St. Augustine Catholic Church and Cemetery (Trenton, Wisconsin)
St. Augustine Catholic Church and Cemetery (Trenton, Wisconsin)

St. Augustine Catholic Church and Cemetery is a historic church site at Co. Hwy. Y 3 miles south of the junction of Co. Hwy. Y and SR 33 in the Town of Trenton, Wisconsin, United States. It was built in 1856 by a community of Catholic immigrants from the Kingdom of Bavaria. Like many early structures in southeastern Wisconsin, it is made of mortared fieldstone, and is one of four surviving fieldstone churches in Washington County, Wisconsin. The church was served by itinerant missionary priests for the first twenty-four years of its existence. After 1870, the congregation was served by the same priest as the neighboring Holy Trinity Church in Newburg.
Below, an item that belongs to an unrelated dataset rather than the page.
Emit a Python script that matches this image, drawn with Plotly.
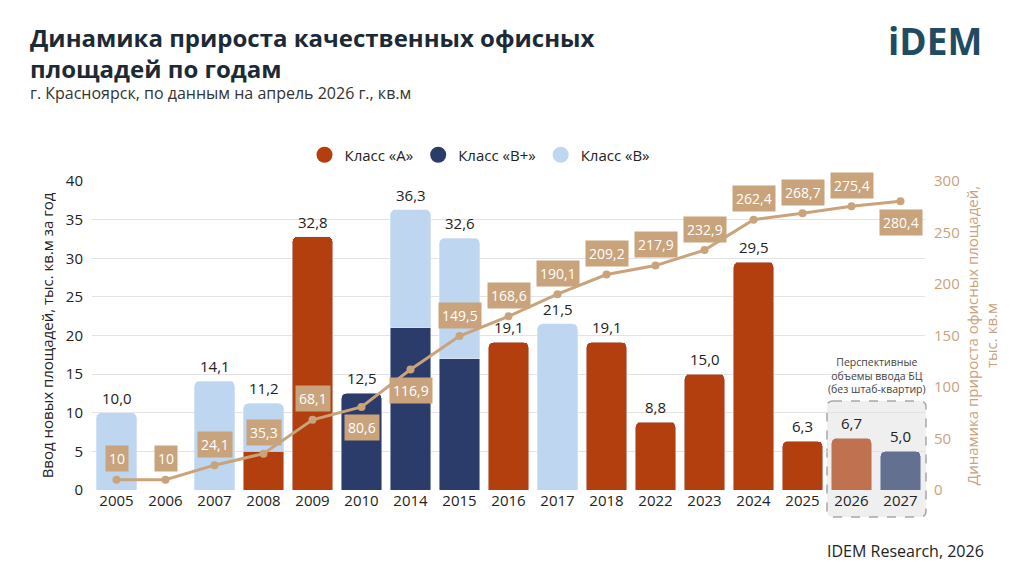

In the 19th century, the church basement hosted a school where children from the area learned to read and write in German while also receiving religious education. The students were taught by Sisters of St. Agnes, whose order was founded in the Village of Barton, Wisconsin. Originally, the inside of the church had whitewashed walls, but in 1925, the congregation commissioned Milwaukee artist Hans Schmeidl to paint a depiction of St. Augustine behind the altar, flanked by bordered medallion paintings of Mary and Jesus. Sermons and hymns were in German into the 1940s. The church stopped holding regular services in 1985, and the parishioners joined Holy Trinity Church in Newburg. From that point on, the building was used exclusively for holiday services, weddings, and funerals. It was added to the National Register of Historic Places in 1990.